The various actions, acts, blocks, steps, or the like in the flow diagrams may be performed in the order presented, in a different order, or simultaneously. Further, in some embodiments, some of the actions, acts, blocks, steps, or the like may be omitted, added, modified, skipped, or the like without departing from the scope of the disclosure.

Unless otherwise defined, all technical and scientific terms used herein have the same meaning as commonly understood by one ordinary skilled in the conventional art to which this disclosure belongs. In embodiments, the system, methods, and examples provided herein are illustrative only and not intended to be limiting.

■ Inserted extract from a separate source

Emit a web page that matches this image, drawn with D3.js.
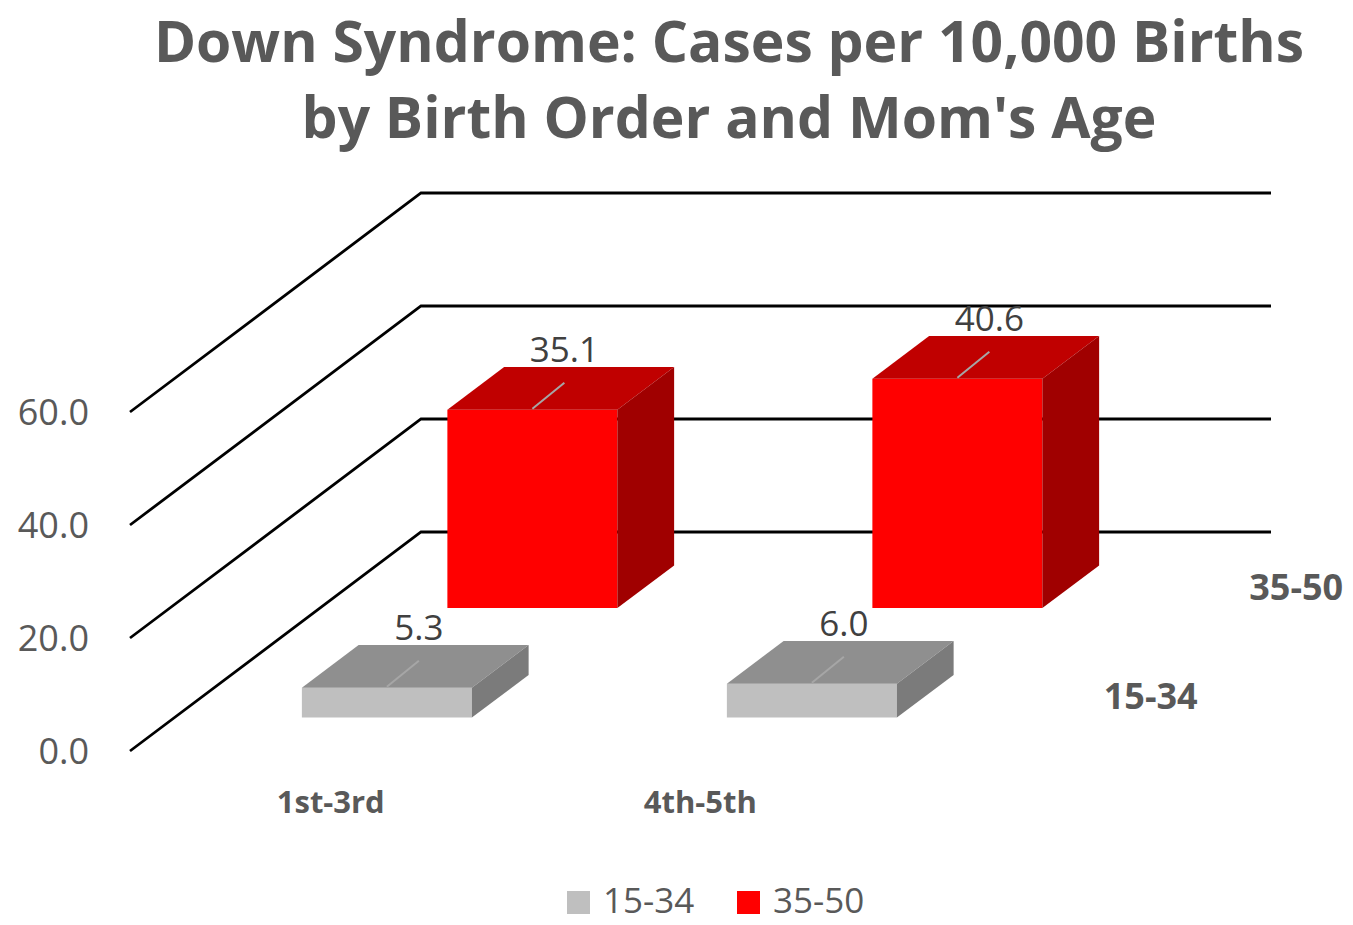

While specific language has been used to describe the present subject matter, any limitations arising on account thereto, are not intended. As would be apparent to a person in the conventional art, various working modifications may be made to embodiments of the method in order to implement the inventive concept as taught herein. The drawings and the foregoing description give examples of embodiments. Those skilled in the conventional art will appreciate that one or more of the described elements may well be combined into a single functional element. Alternatively, certain elements may be split into multiple functional elements. Elements from one embodiment may be added to another embodiment.

Although the present invention has been disclosed in the form of embodiments and variations thereon, it will be understood that numerous additional modifications and variations could be made thereto without departing from the scope of the invention.

For the sake of clarity, it is to be understood that the use of “a” or “an” throughout this application does not exclude a plurality, and “comprising” does not exclude other steps or elements.